**Entries shown:**
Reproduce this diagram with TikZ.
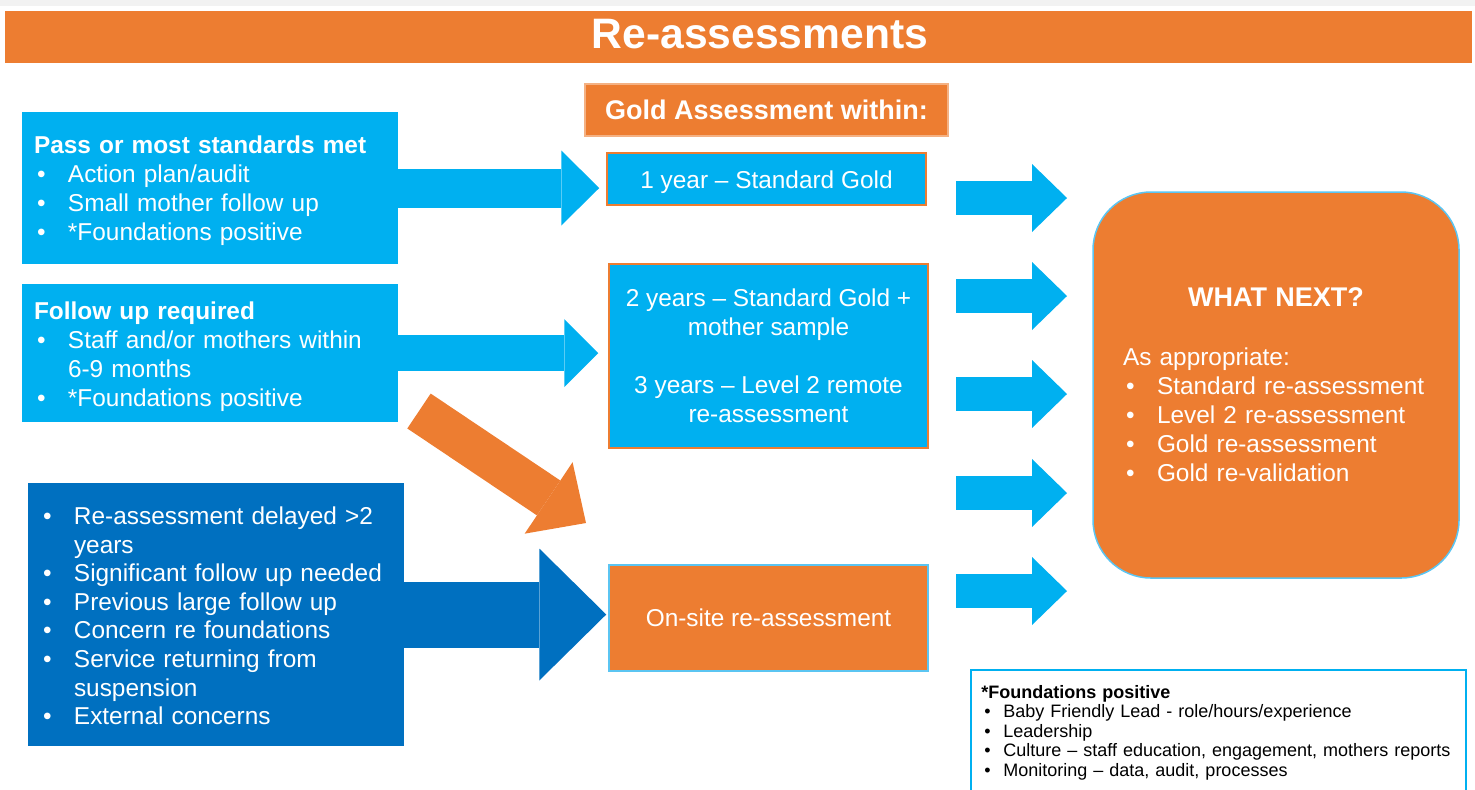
\documentclass[tikz,border=0pt]{standalone}
\usepackage{fontspec}
\setmainfont{Liberation Sans}
\usetikzlibrary{arrows.meta, positioning}
\definecolor{orng}{HTML}{ED7D31}
\definecolor{sky}{HTML}{00B0F0}
\definecolor{deep}{HTML}{0070C0}
\definecolor{pale}{HTML}{F4B183}
\definecolor{rim}{HTML}{5BC5F2}
\newcommand\boxfont{\fontsize{12.2}{14.5}\selectfont}
\newcommand\bmark[2][17pt]{\hangindent=#1\hangafter=1\makebox[#1][l]{\hspace{1.5pt}\textbullet}#2}
\newcommand\bitem[2][17pt]{\par\noindent\bmark[#1]{#2}}
\tikzstyle{lbox} = [rectangle, text=white, font=\boxfont, minimum width=188pt, text width=176pt, inner xsep=6pt, align=left]
\tikzstyle{mbox} = [rectangle, text=white, font=\boxfont, minimum width=159.5pt, align=center, line width=0.75pt]
\tikzset{fat/.style n args={3}{line width=#1, -{Triangle[width=#2, length=#3, line width=0pt]}}}

\begin{document}
\begin{tikzpicture}[x=0.5pt, y=-0.5pt]
        \useasboundingbox (0,0) rectangle (1475,789);
        \clip (0,0) rectangle (1475,789);
        \fill[black!5] (0,0) rectangle (1475,6);

        \node (bar) [fill=orng, minimum width=733.5pt, minimum height=26pt] at (738.5,37) {};
        \node (title) [text=white, font=\fontsize{21.3}{24}\selectfont\bfseries] at (760,34) {Re-assessments};

        % left column
        \node (pass) [lbox, fill=sky, minimum height=76pt] at (210,188) {\rule{0pt}{11.7pt}\textbf{Pass or most standards met}\bitem{Action plan/audit}\bitem{Small mother follow up}\bitem{*Foundations positive}};
        \node (follow) [lbox, fill=sky, minimum height=69pt] at (210,353) {\rule{0pt}{12.2pt}\textbf{Follow up required}\bitem{Staff and/or mothers within\newline 6-9 months}\bitem{*Foundations positive}};
        \node (delay) [lbox, fill=deep, minimum height=131.5pt, font=\fontsize{12.2}{14.3}\selectfont] at (216,614.5) {\rule{0pt}{10.2pt}\bmark{Re-assessment delayed >2\newline years}\bitem{Significant follow up needed}\bitem{Previous large follow up}\bitem{Concern re foundations}\bitem{Service returning from\newline suspension}\bitem{External concerns}};

        % middle column
        \node (gold) [mbox, fill=orng, draw=pale, minimum width=181.5pt, minimum height=26pt, font=\fontsize{13.5}{16}\selectfont\bfseries] at (766.5,110) {Gold Assessment within:};
        \node (year1) [mbox, fill=sky, draw=orng, minimum height=26pt, text height=12pt] at (766.5,179) {1 year – Standard Gold};
        \node (year23) [mbox, fill=sky, draw=orng, minimum height=92pt] at (768.5,356) {2 years – Standard Gold +\\mother sample\\[14.5pt]3 years – Level 2 remote\\re-assessment};
        \node (onsite) [mbox, fill=orng, draw=rim, minimum height=53pt] at (768.5,618) {On-site re-assessment};

        % right side
        \node (next) [rectangle, rounded corners=29pt, fill=orng, draw=rim, line width=0.75pt, text=white, font=\boxfont, minimum width=183pt, minimum height=193pt, text width=153pt, inner xsep=15pt, align=left] at (1276,385) {{\centering\fontsize{13.5}{16}\selectfont\bfseries WHAT NEXT?\par}\vspace{15pt}As appropriate:\bitem{Standard re-assessment}\bitem{Level 2 re-assessment}\bitem{Gold re-assessment}\bitem{Gold re-validation}};

        \node (frame) [rectangle, draw=sky, line width=1pt, fill=white, minimum width=247.5pt, minimum height=65pt] at (1218.5,735) {};
        \node (found) [anchor=north west, inner sep=0pt, text width=240pt, align=left, font=\fontsize{9}{9.7}\selectfont] at (981,685) {\textbf{*Foundations positive}\bitem[11pt]{Baby Friendly Lead - role/hours/experience}\bitem[11pt]{Leadership}\bitem[11pt]{Culture – staff education, engagement, mothers reports}\bitem[11pt]{Monitoring – data, audit, processes}};

        % block arrows
        \draw [fat={19.5pt}{37.5pt}{19pt}, sky, shorten >=3.5pt] (pass.east) -- (pass.east -| year1.west);
        \draw [fat={18pt}{34pt}{17pt}, sky, shorten >=5pt] (follow.east) -- (follow.east -| year23.west);
        \draw [fat={33pt}{66pt}{33.5pt}, deep, shorten >=1pt] (delay.east) -- (delay.east -| onsite.west);

        \coordinate (otail) at (419,411);
        \coordinate (otip) at (586,523);
        \draw [fat={21pt}{43pt}{22.5pt}, orng] (otail) -- (otip);

        \foreach \y [count=\i] in {198,296,394,493,591} {
            \coordinate (r\i) at (956,\y);
            \draw [fat={17pt}{34pt}{17.5pt}, sky] (r\i) -- ++(111,0);
        }

    \end{tikzpicture}
\end{document}
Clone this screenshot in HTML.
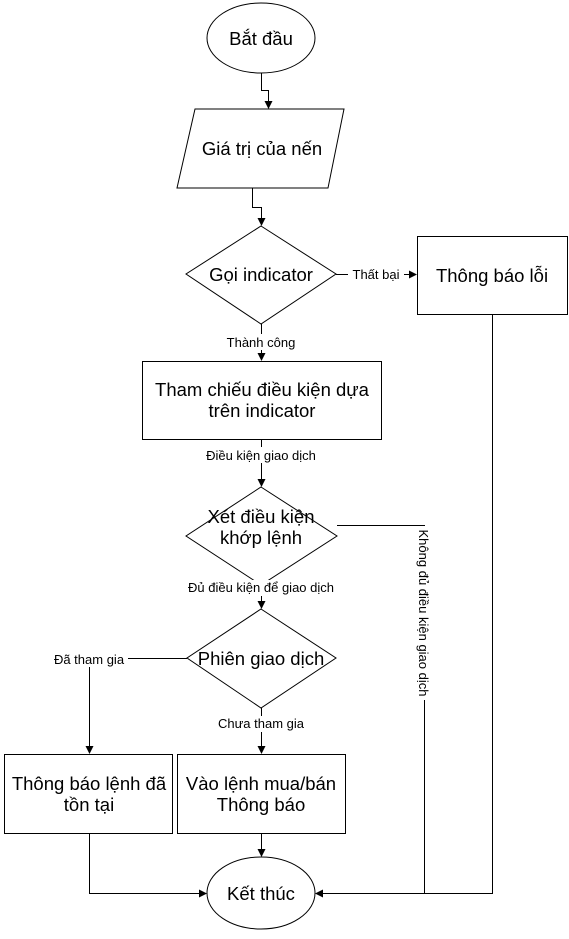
<!DOCTYPE html>
<html><head><meta charset="utf-8"><style>
html,body{margin:0;padding:0;background:#fff}
svg text{font-family:"Liberation Sans",Arial,sans-serif;fill:#000}
</style></head><body>
<svg width="569" height="934" viewBox="0 0 569 934" xmlns="http://www.w3.org/2000/svg">
<defs><marker id="a" markerWidth="8" markerHeight="8" refX="7" refY="4" orient="auto" markerUnits="userSpaceOnUse"><path d="M0,0 L8,4 L0,8 z" fill="#000"/></marker></defs>
<g fill="#fff" stroke="#000" stroke-width="1">
<ellipse cx="261" cy="38" rx="54" ry="35"/>
<polygon points="195,109 344,109 328,188 177,188"/>
<polygon points="261,226 336,274 261,324 186,274"/>
<rect x="417.5" y="236.5" width="150" height="78"/>
<rect x="142.5" y="361.5" width="239" height="78"/>
<polygon points="261,487 337,536 261,585 186,536"/>
<polygon points="261,609 336,658 261,708 187,658"/>
<rect x="4.5" y="754.5" width="168" height="79"/>
<rect x="177.5" y="754.5" width="168" height="79"/>
<ellipse cx="261" cy="893" rx="54" ry="36"/>
</g>
<g fill="none" stroke="#000" stroke-width="1">
<path d="M261.5,73 V90.5 H268.5 V108" marker-end="url(#a)"/>
<path d="M252.5,188 V207.5 H261.5 V225" marker-end="url(#a)"/>
<path d="M336,274.5 H416" marker-end="url(#a)"/>
<path d="M261.5,324 V360" marker-end="url(#a)"/>
<path d="M261.5,439 V486" marker-end="url(#a)"/>
<path d="M261.5,585 V608" marker-end="url(#a)"/>
<path d="M261.5,708 V753" marker-end="url(#a)"/>
<path d="M187,658.5 H89.5 V753" marker-end="url(#a)"/>
<path d="M337,525.5 H424.5 V893.5 H316" marker-end="url(#a)"/>
<path d="M492.5,314 V893.5 H424.5"/>
<path d="M89.5,833 V893.5 H206" marker-end="url(#a)"/>
<path d="M261.5,833 V856" marker-end="url(#a)"/>
</g>
<g font-size="18.5" text-anchor="middle">
<text x="261" y="45">Bắt đầu</text>
<text x="262" y="155">Giá trị của nến</text>
<text x="261" y="281">Gọi indicator</text>
<text x="492" y="282">Thông báo lỗi</text>
<text x="262" y="396">Tham chiếu điều kiện dựa</text>
<text x="262" y="417">trên indicator</text>
<text x="261" y="523">Xét điều kiện</text>
<text x="261" y="544">khớp lệnh</text>
<text x="261" y="665">Phiên giao dịch</text>
<text x="89" y="790">Thông báo lệnh đã</text>
<text x="89" y="811">tồn tại</text>
<text x="261" y="790">Vào lệnh mua/bán</text>
<text x="261" y="811">Thông báo</text>
<text x="261" y="900">Kết thúc</text>
</g>
<g font-size="13" text-anchor="middle">
<rect x="348" y="266" width="56" height="16" fill="#fff"/>
<text x="376" y="279">Thất bại</text>
<rect x="222" y="334" width="78" height="16" fill="#fff"/>
<text x="261" y="347">Thành công</text>
<rect x="203" y="447" width="117" height="16" fill="#fff"/>
<text x="261" y="460">Điều kiện giao dịch</text>
<rect x="183" y="580" width="156" height="16" fill="#fff"/>
<text x="261" y="592">Đủ điều kiện để giao dịch</text>
<rect x="50" y="651" width="78" height="16" fill="#fff"/>
<text x="89" y="664">Đã tham gia</text>
<rect x="214" y="716" width="94" height="16" fill="#fff"/>
<text x="261" y="728">Chưa tham gia</text>
<rect x="416" y="526" width="16" height="174" fill="#fff"/>
<text transform="translate(419,613) rotate(90)">Không đủ điều kiện giao dịch</text>
</g>
</svg>
</body></html>
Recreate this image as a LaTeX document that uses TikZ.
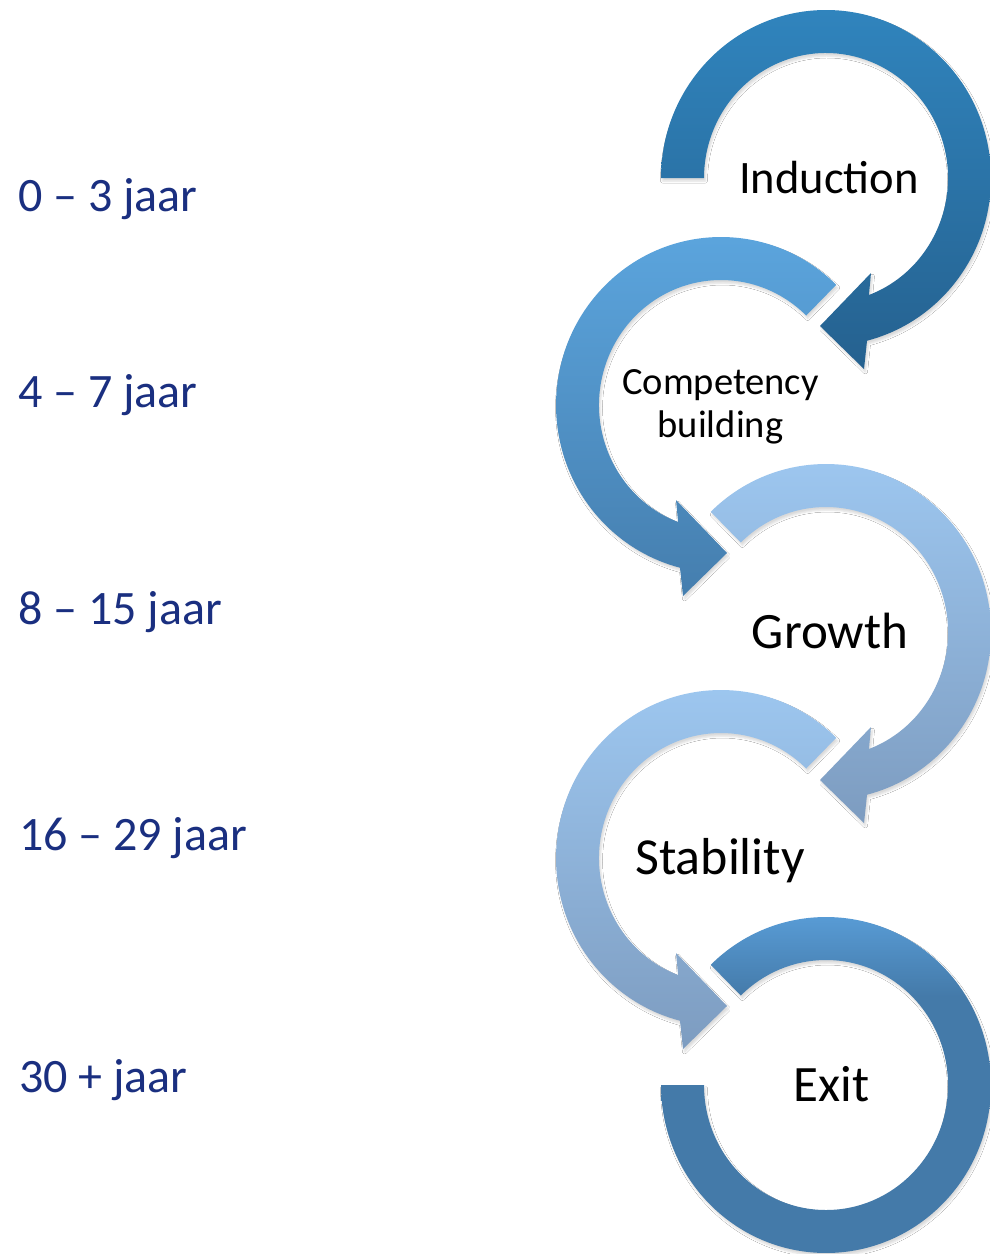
\documentclass[tikz,border=0pt]{standalone}
\usepackage{fontspec}
\setmainfont{Carlito}
\usetikzlibrary{shadows.blur}
\definecolor{navy}{RGB}{26,47,128}
\definecolor{rA}{RGB}{48,132,189}
\definecolor{rAb}{RGB}{37,97,143}
\definecolor{rB}{RGB}{92,166,223}
\definecolor{rBb}{RGB}{69,126,174}
\definecolor{rC}{RGB}{158,200,241}
\definecolor{rCb}{RGB}{125,156,192}
\definecolor{rE}{RGB}{92,162,222}
\definecolor{rEb}{RGB}{68,122,169}
\pgfdeclareverticalshading{exitshade}{100bp}{color(0bp)=(rEb); color(25bp)=(rEb); color(62bp)=(rEb); color(75bp)=(rE); color(100bp)=(rE)}
% ring with arrowhead: #1 centre, #2 mirror (1 or -1), #3 start angle, #4 style
\newcommand\headring[4]{%
  \begin{scope}[shift={#1}, xscale=#2]
    \path[#4] (#3:165 and 168)
      arc[start angle=#3, end angle=435.6, x radius=165, y radius=168]
      -- (38,191) -- (-6,148) -- (45,95)
      -- (429.4:122 and 125)
      arc[start angle=429.4, end angle=#3, x radius=122, y radius=125]
      -- cycle;
  \end{scope}}
\begin{document}
\begin{tikzpicture}[x=1pt,y=-1pt,
  lbl/.style={anchor=base west, inner sep=0pt, text=navy, font=\fontsize{48}{56}\selectfont},
  stage/.style={anchor=base, inner sep=0pt, text=black, align=center},
  ring/.style={draw=none, blur shadow={shadow xshift=1.5pt, shadow yshift=-3pt, shadow blur radius=2pt, shadow opacity=15}}]
\useasboundingbox[fill=white] (0,0) rectangle (990,1254);

% rings
\headring{(826,178)}{1}{180}{ring, top color=rA, bottom color=rAb}
\headring{(721,405)}{-1}{225.7}{ring, top color=rB, bottom color=rBb}
\headring{(826,632)}{1}{225.7}{ring, top color=rC, bottom color=rCb}
\headring{(721,858)}{-1}{225.7}{ring, top color=rC, bottom color=rCb}
\begin{scope}[shift={(826,1085)}]
  \path[ring, shade, shading=exitshade] (225.7:165 and 168)
    arc[start angle=225.7, end angle=540, x radius=165, y radius=168]
    -- (540:122 and 125)
    arc[start angle=540, end angle=225.7, x radius=122, y radius=125]
    -- cycle;
\end{scope}

% stage names
\node[stage, font=\fontsize{46.5}{50}\selectfont] (induction) at (829,193) {Induction};
\node[stage, font=\fontsize{38.5}{43}\selectfont] (competency) at (720.5,394) {Competency};
\node[stage, font=\fontsize{38.5}{43}\selectfont] (building) at (720.5,437) {building};
\node[stage, font=\fontsize{51}{56}\selectfont] (growth) at (830,648) {Growth};
\node[stage, font=\fontsize{52}{56}\selectfont] (stability) at (720,874) {Stability};
\node[stage, font=\fontsize{51}{56}\selectfont] (exit) at (831.5,1101) {Exit};

% year labels
\node[lbl] (y1) at (18,211) {0 – 3 jaar};
\node[lbl] (y2) at (18,407) {4 – 7 jaar};
\node[lbl] (y3) at (18,624) {8 – 15 jaar};
\node[lbl] (y4) at (19,850) {16 – 29 jaar};
\node[lbl] (y5) at (19,1092) {30 + jaar};
\end{tikzpicture}
\end{document}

**What the task asks:** In the entries above, find the line that contains "(0,0) rectangle (1475,6);", then repeat exactly every line from the first one through that line, with no pictures.

**Task response:**
Reproduce this diagram with TikZ.
\documentclass[tikz,border=0pt]{standalone}
\usepackage{fontspec}
\setmainfont{Liberation Sans}
\usetikzlibrary{arrows.meta, positioning}
\definecolor{orng}{HTML}{ED7D31}
\definecolor{sky}{HTML}{00B0F0}
\definecolor{deep}{HTML}{0070C0}
\definecolor{pale}{HTML}{F4B183}
\definecolor{rim}{HTML}{5BC5F2}
\newcommand\boxfont{\fontsize{12.2}{14.5}\selectfont}
\newcommand\bmark[2][17pt]{\hangindent=#1\hangafter=1\makebox[#1][l]{\hspace{1.5pt}\textbullet}#2}
\newcommand\bitem[2][17pt]{\par\noindent\bmark[#1]{#2}}
\tikzstyle{lbox} = [rectangle, text=white, font=\boxfont, minimum width=188pt, text width=176pt, inner xsep=6pt, align=left]
\tikzstyle{mbox} = [rectangle, text=white, font=\boxfont, minimum width=159.5pt, align=center, line width=0.75pt]
\tikzset{fat/.style n args={3}{line width=#1, -{Triangle[width=#2, length=#3, line width=0pt]}}}

\begin{document}
\begin{tikzpicture}[x=0.5pt, y=-0.5pt]
        \useasboundingbox (0,0) rectangle (1475,789);
        \clip (0,0) rectangle (1475,789);
        \fill[black!5] (0,0) rectangle (1475,6);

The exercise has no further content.